Optionally, you can obtain execution timing information for the built engine by using the trtexec
utility, as:
trtexec \
--loadEngine=/path/to/engine.trt \
--useCudaGraph --noDataTransfers \
--iterations=100 --avgRuns=100
If it's not already in your $PATH
, the trtexec
binary is usually found in /usr/src/tensorrt/bin/trtexec
, depending on your TensorRT installation method.
An inference benchmark will run, with GPU Compute latency times printed out to the console. Depending on your environment, you should see something similar to:
GPU Compute Time: min = 1.55835 ms, max = 1.91591 ms, mean = 1.58719 ms, median = 1.578 ms, percentile(99%) = 1.90668 ms
For optimal performance, inference should be done in a C++ application that takes advantage of CUDA Graphs to launch the inference request. Alternatively, the TensorRT engine built with this process can also be executed through either Triton Inference Server or DeepStream SDK.
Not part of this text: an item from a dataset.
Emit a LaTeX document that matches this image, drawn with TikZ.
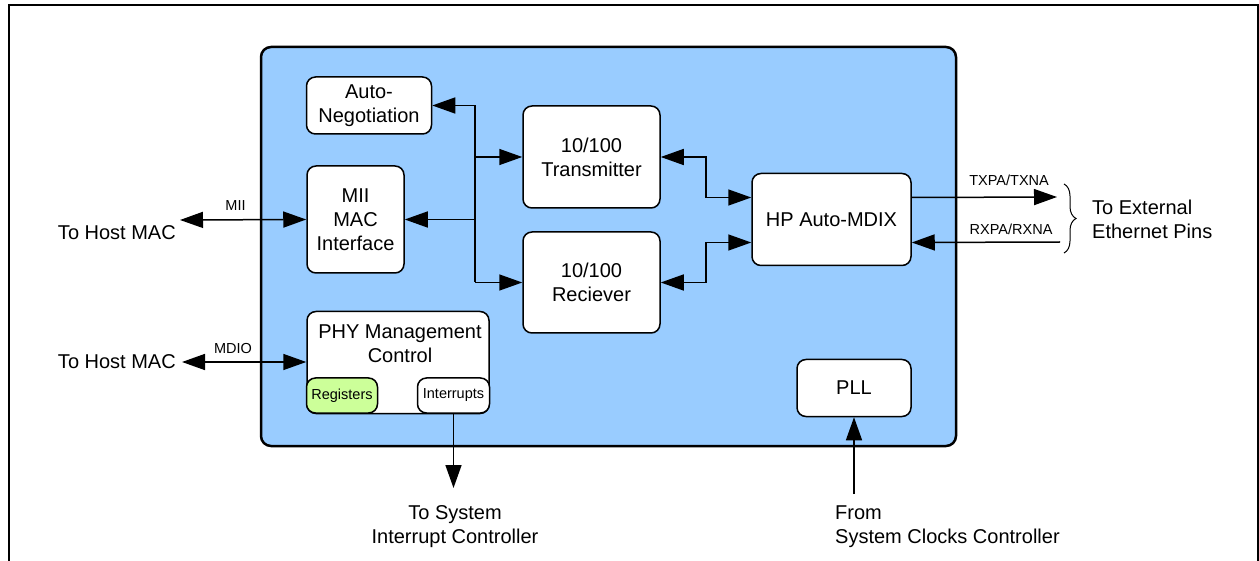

However, for convenience, a python inference script is provided here for quick testing of the built TensorRT engine.
To perform object detection on a set of images with TensorRT, run:
python infer.py \
--engine /paht/to/engine.trt \
--input /path/to/images \
--output /path/to/output
Where the input path can be either a single image file, or a directory of jpg/png/bmp images.
The detection results will be written out to the specified output directory, consisting of a visualization image, and a tab-separated results file for each input image processed.
This example is generated with a TensorRT engine for the pre-trained AutoML EfficientDet-D0 model re-exported with a custom image size of 1920x1080 as described above. The engine uses an NMS score threshold of 0.4. This is the same sample image and model parameters as used in the AutoML inference tutorial.
Given a validation dataset (such as COCO val2017 data) and ground truth annotations (such as COCO instances_val2017.json), you can get the mAP metrics for the built TensorRT engine. This will use the mAP metrics calculation script from the AutoML repository.
python eval_coco.py \
--engine /path/to/engine.trt \
--input /path/to/coco/val2017 \
--annotations /path/to/coco/annotations/instances_val2017.json \
--automl_path /path/to/automl
Where the --automl_path
argument points to the root of the AutoML repository.
The mAP metric is sensitive to the NMS score threshold used, as using a high threshold will reduce the model recall, resulting in a lower mAP value. Ideally, mAP should be measured with a threshold of 0, but such a low value will impact the runtime latency of the EfficientNMS plugin. It may be a good idea to build separate TensorRT engines for different purposes. That is, one engine with a low threshold (like 0) dedicated for mAP validation, and another engine with your application specific threshold (like 0.4) for deployment. This is why we keep the NMS threshold as a configurable parameter in the create_onnx.py
script.
To compare how the TensorRT detections match the original TensorFlow model results, you can run:
python compare_tf.py \
--engine /path/to/engine.trt \
--saved_model /path/to/saved_model \
--input /path/to/images \
--output /path/to/output
This script will process the images found in the given input path through both TensorFlow and TensorRT using the corresponding saved model and engine. It will then write to the output path a set of visualization images showing the inference results of both frameworks for visual qualitative comparison.
If you run this on COCO val2017 images, you may also add the parameter --annotations /path/to/coco/annotations/instances_val2017.json
to further compare against COCO ground truth annotations.